The simple fact is there is no blood in a stone. The sooner the banks realise this and start dealing with the issue accordingly, the better. No matter how much pressure is put on from the bank head offices and bank managers, they will not be able to get blood from a stone. There are people who cannot sustain their debt and arrangements will have to be put in place for them. This is why this Fianna Fáil motion is so important. All over the country, whether in the suburban commuter belt where house prices escalated or in rural communities, house prices have dropped. More importantly, the ability of people to earn money to pay off their debts has disappeared. If the people in charge of the banks or those regulating the banks think that sending out letters or having three communications a month to a borrower, whether by text, e-mail or otherwise, is going to make any difference, they are very mistaken. It will not make a difference.

We have to stand up on this issue. Deputy Ó Cuív mentioned the issue of fear and there are people in great fear because they want their family homes protected. Until last September or October, there was a line being given out by the banks and financial institutions that the last thing they would do is repossess the family home, but I am sorry to say that language has changed dramatically since then. While we welcome aspects of the Personal Insolvency Act, there are aspects of it with which we have serious concerns. A first point concerns the veto given to the banks but a fundamental point is that the language coming out of the financial institutions has changed the mindset of homeowners. Until September or October of last year, the suggestion was they would try to meet interest-only payments but they are now fearful their homes may be taken. The line in the Sunday newspapers was that they would be reduced to penury in order to pay back their mortgages.

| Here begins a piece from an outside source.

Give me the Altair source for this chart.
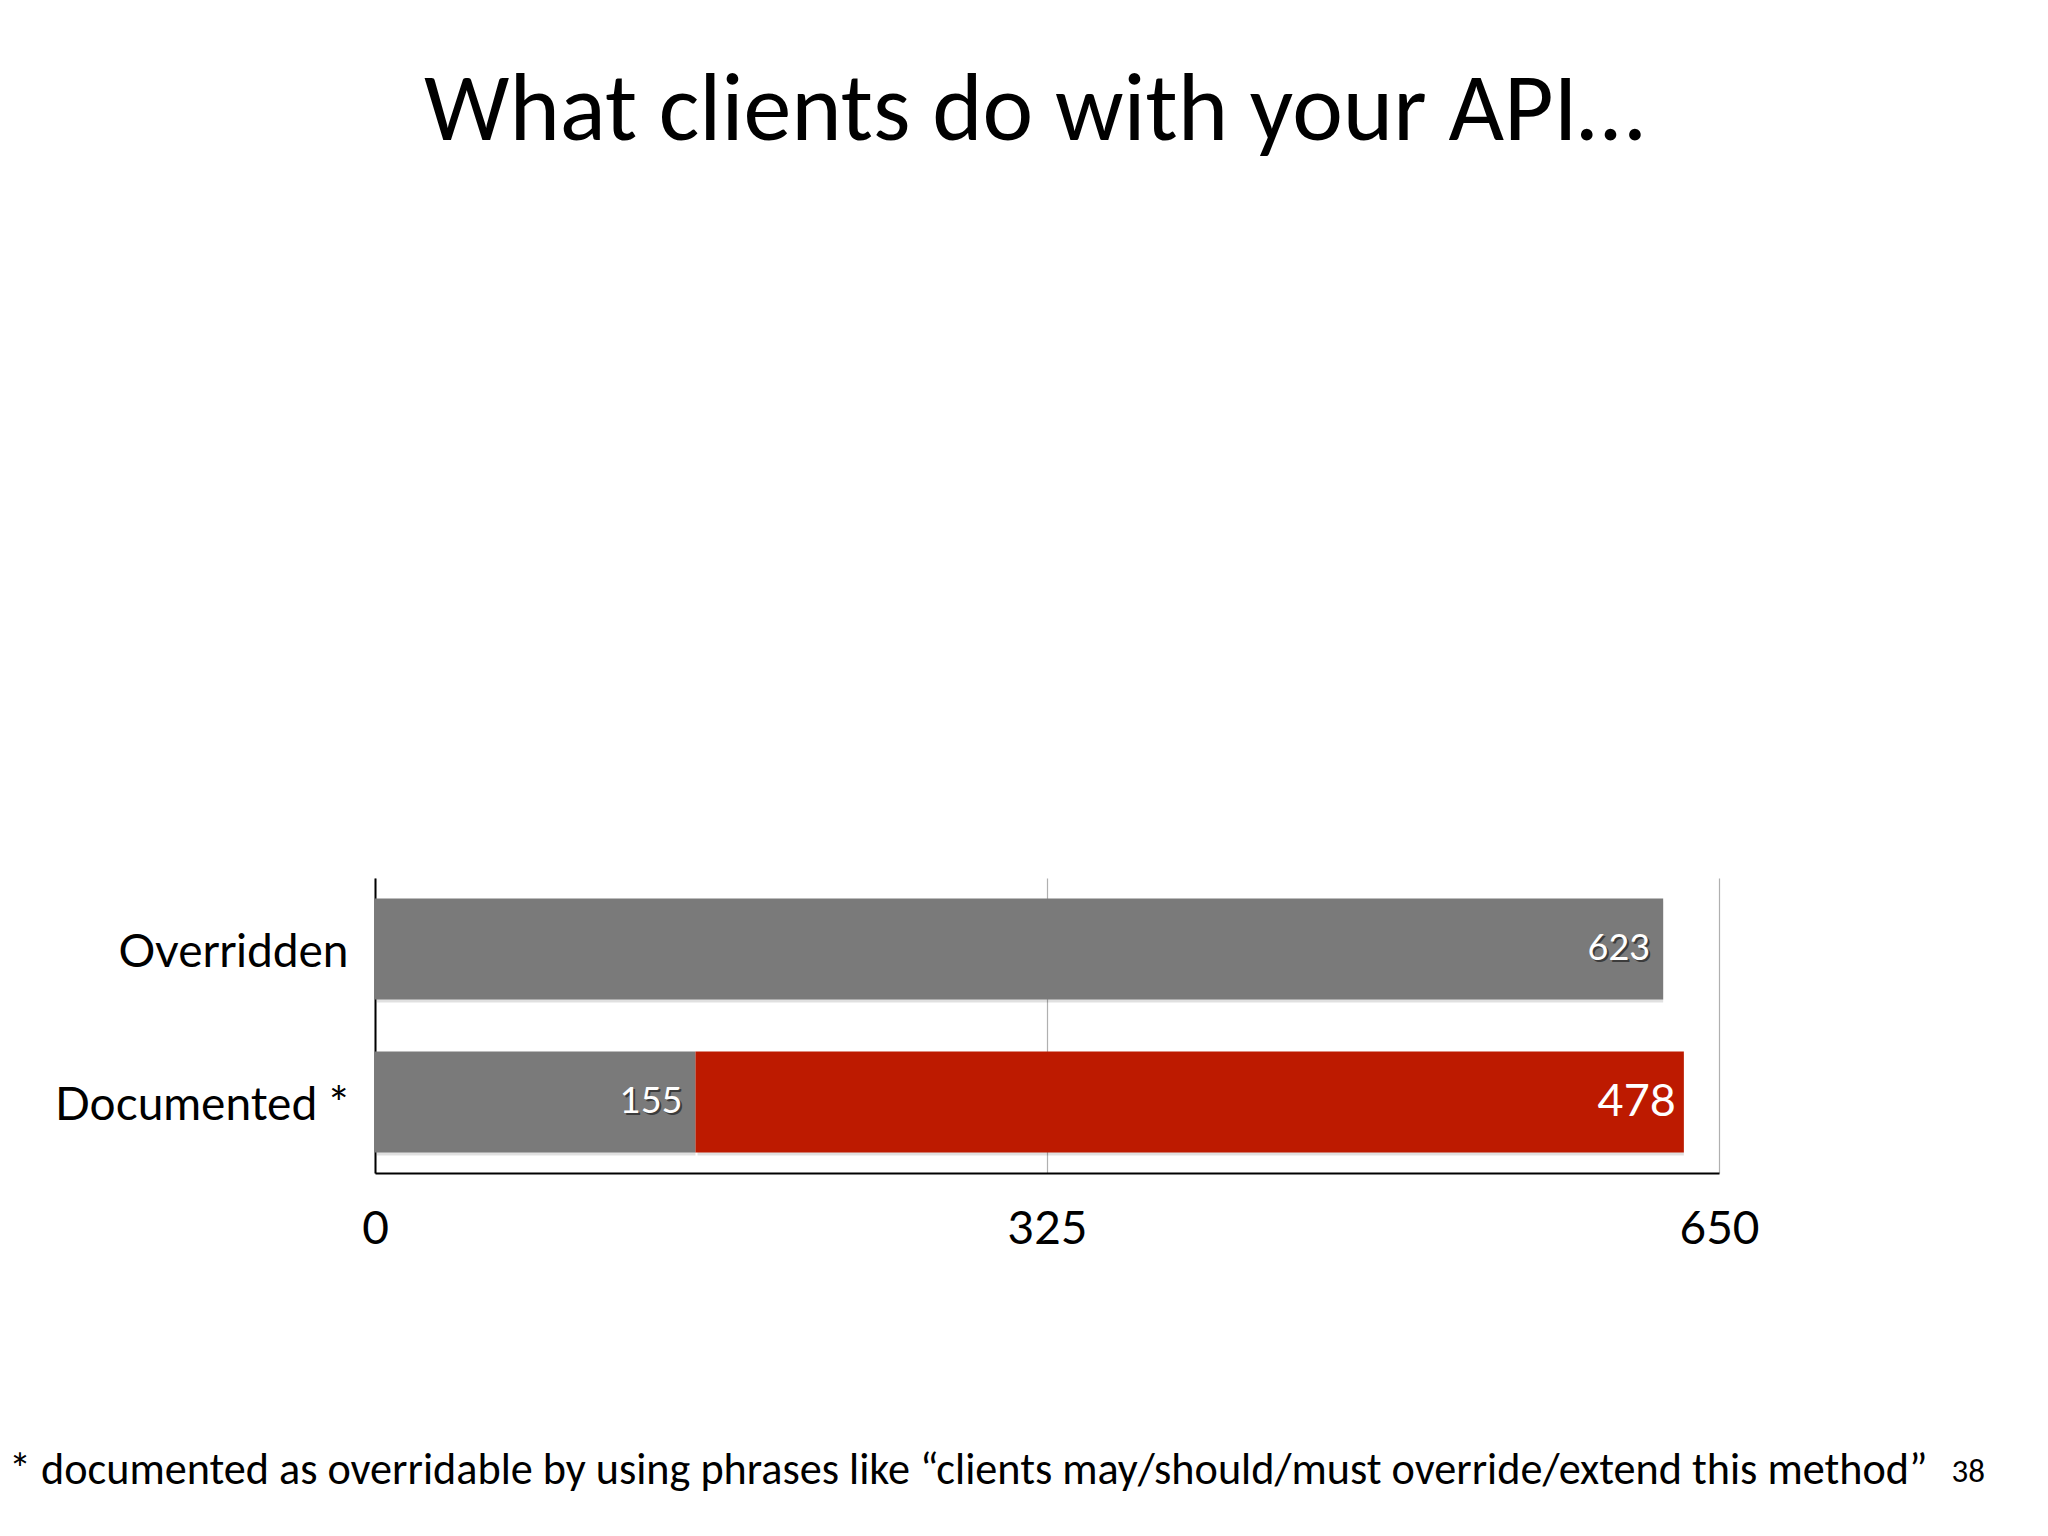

We have to face up to this issue. I congratulate my colleague, Deputy Michael McGrath, on putting down the motion and on the Mortgage Resolution Bill which was launched yesterday in co-operation with our colleague, Senator Thomas Byrne. We need to have an informed and passionate discussion on this issue in the debate today and tomorrow, and not play politics with it. Whether one is on this side of the House or the other side, the issue is far too serious for the people coming into our clinics who are not sleeping at night and who are reducing what they are eating to try to keep the banks or financial institutions from taking their houses. I acknowledge that some institutions such as credit unions are meeting hard-pressed borrowers but a lot more work needs to be done on this issue.